Lawmakers reconvened at the Capitol for a one-day special session this week to address concerns stemming from the ongoing federal government shutdown led by the Democrats. The Legislature passed House Bill 1 on Friday—a $120 million spending package aimed at protecting vulnerable New Mexicans from the fallout of lost federal support, including the lapse in Supplemental Nutrition Assistance Program (SNAP) benefits. The acting-governor, Lt. Gov. Howie Morales, signed the bill into law shortly after its final passage.
The legislation’s largest provision is a $100 million appropriation to the New Mexico Health Care Authority to provide temporary, state-funded food assistance in the event that federal SNAP benefits remain unavailable. The bill authorizes weekly payments of $20 million, which can only be disbursed if federal benefits are not received. Any unused funds will revert to the state’s general fund.
The move follows weeks of uncertainty surrounding federal benefits as partisan gridlock in Washington delayed resolution. Critics of the shutdown have pointed to Democrat Sens. Martin Heinrich and Ben Ray Luján for refusing to support proposals that would have reopened the federal government without conditions. The shutdown is now nearly over, following eight Democrat senators, not including New Mexico’s, who have finally agreed to stop punishing the American people.
Lawmakers in Santa Fe have called the special session an unfortunate response to Washington’s dysfunction.
Beyond the SNAP-related spending, HB 1 includes an appropriation of $100,000 for courthouse security upgrades and sweeps over $162 million in unspent or reverted funds from multiple state agencies, including:
- $89.7 million from the Medical Assistance Program within the Human Services Department
- $21.1 million from the Department of Health’s developmental disabilities programs
- $13.2 million from the Department of Finance and Administration
- $3.8 million from the Department of Transportation
Of these funds, $30 million will be transferred to the Appropriation Contingency Fund, with a provision allowing additional amounts to be redirected to the Medicaid Trust Fund if revenue triggers are met in early 2026. For the bill to take effect with haste, it must deal with all three branches of government, which the funding bill in question does.
The bill also grants the governor temporary authority to transfer up to $60 million from reserve funds if the state’s FY25 recurring revenue falls short. However, such transfers must be reported to the Legislative Finance Committee.
The governor is currently traveling abroad and is expected to return by November 18. Until then, the Health Care Authority will be responsible for monitoring federal benefit availability and implementing the temporary state-funded SNAP payments as needed.
Republicans successfully added an amendment to the bill in the House Appropriations Committee to do a study of the SNAP program, which could find fraud, waste, and abuse. However, because of the legislation’s fiscal irresponsibility, many Republicans voted against the measure.

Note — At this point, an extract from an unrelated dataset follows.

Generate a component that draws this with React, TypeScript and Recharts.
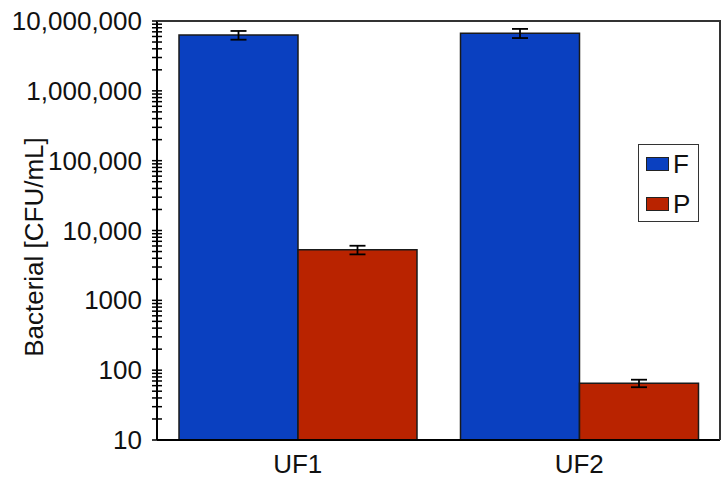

Here we go again, more of our taxpayer money spent to keep New Mexicans on the government teat. I don’t understand how everyone is no mad as hell at how bad off the Democrats have kept N.M. at the bottom of good lists and the top of bad. Depending on where you get your news from, 20 to 25% of residents depend on government handouts instead of working harder to get the politicians to do realistic things to which bring in companies to provide good jobs so younger people stay instead of moving to more prosperous states. I am biased in my thinking from my life’s experiences when most of these programs did not exist and I sometimes had to work multiple jobs to feed my family and keep us indoors. Its well overdue that we give republicans a chance to repair the damages done by democrats and fix failing programs and change medical malpractice laws so costs can be controlled so we can retain doctors in our state.

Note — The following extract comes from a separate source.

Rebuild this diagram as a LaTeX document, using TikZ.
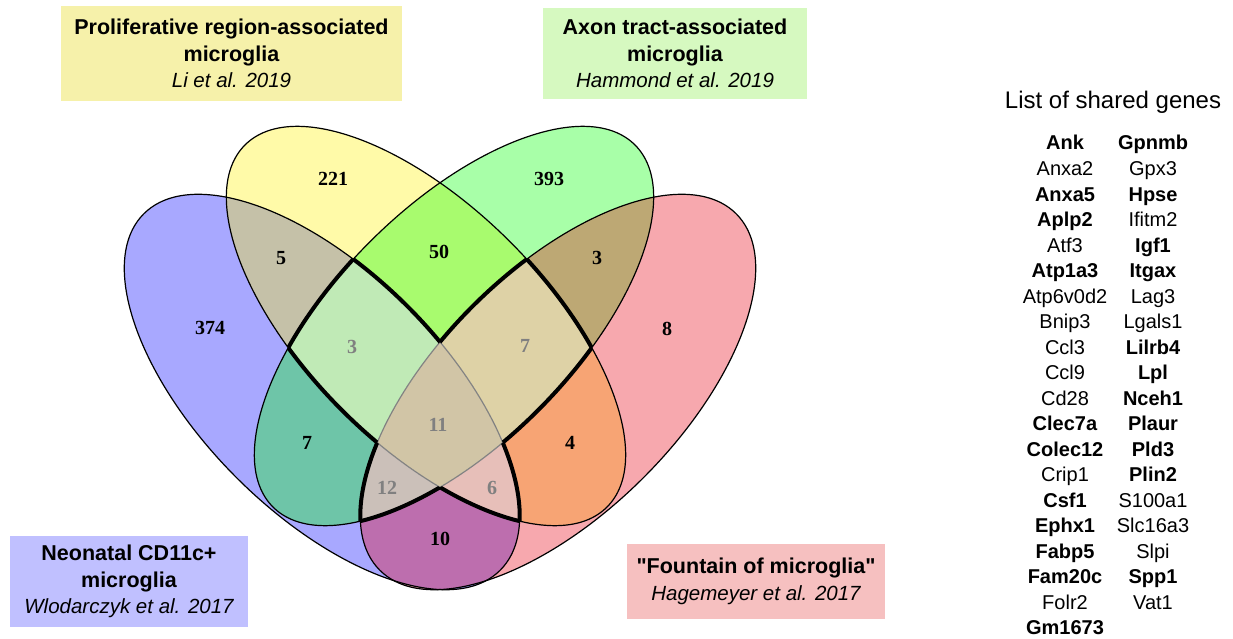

I agree with Kevin. We now have 1 in 5 on the free stuff. This includes illegals who should not be on any Citizen benefits. The benefits are for the truly disabled. It is for temporary assistance for mothers. It is not for those who are in our country illegally. It is not for a generational family for life.
So the rest of us pay much higher food prices to account for their free stuff.
I have no issue with this if it was truly for the American citizens who need it.
However, I know many disabled who could use the help, but funny thing, they don’t qualify oddly.
I agree with both Kevin and E. 1. NoN US citizens should not receive tax dollars from any US citizen. 2. For those US citizens that do receive benefits there should be some sort of work requirement. If you do not work you do not get benefits. If a person truly is disabled there should be a recurring requirement to keep those benefits. (yes there are those that are indeed permanent disabled and cannot work. But there are those that walk with a limp, say they have a heart condition, say they cannot read, ….. that should not be collecting. 3. There should be a limit to families that collect benefits. There are too many families where the grandmother, the daughters and granddaughters are all on welfare and sometimes living in the same low rent districts. Now as far as our elected officials, they should all be on a short string. 43% of NMs are democrats but they control most of the state. The majority of hispanics are conservative in beliefs but fail to follow their conservative values at the ballot box. We need to fix that.
I ‘m 69 years old, and I am so sick of all these politicians, who do not put the American people first. Either do your damn job or get the hell out of congress, senate, or wherever you are, and support Americans.